Show network attachments:

bpftool net show

List Cilium status:

cilium status

Display eBPF service maps:

cilium service list

Show endpoints:

cilium endpoint list

Monitor live packet events:

cilium monitor

View network flows:

hubble observe

Real Kubernetes Troubleshooting Example

Problem:

Application timeout between frontend and backend services.

Traditional investigation:

  • kubectl logs
  • tcpdump
  • iptables inspection
  • conntrack debugging

eBPF investigation:

hubble observe

Output:

frontend-pod → backend-pod
HTTP GET /api/users
Latency: 325ms

Immediate visibility into application traffic.

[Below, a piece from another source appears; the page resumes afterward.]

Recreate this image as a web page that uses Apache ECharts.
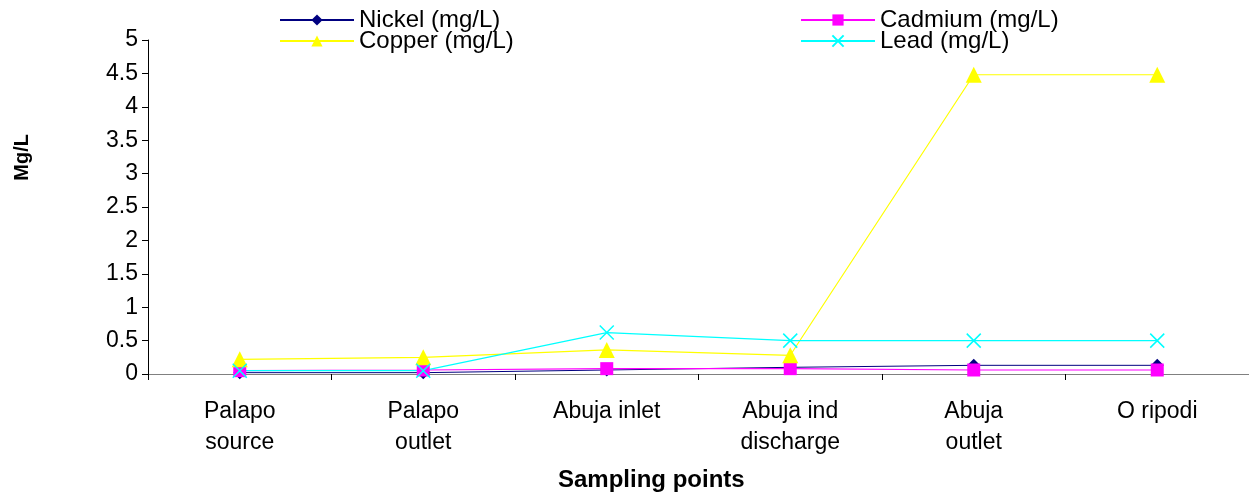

Why Every Kubernetes Engineer Should Learn eBPF

eBPF is becoming a foundational technology for:

  • Kubernetes Networking
  • Service Mesh
  • Security
  • Runtime Protection
  • Observability
  • Performance Engineering

Understanding eBPF helps engineers move beyond simply operating clusters and into understanding how traffic actually flows through the Linux kernel.

As cloud-native platforms continue evolving, eBPF is increasingly becoming the preferred foundation for networking, security, and observability.

The future of Kubernetes networking is not more iptables rules.

The future is programmable kernels powered by eBPF.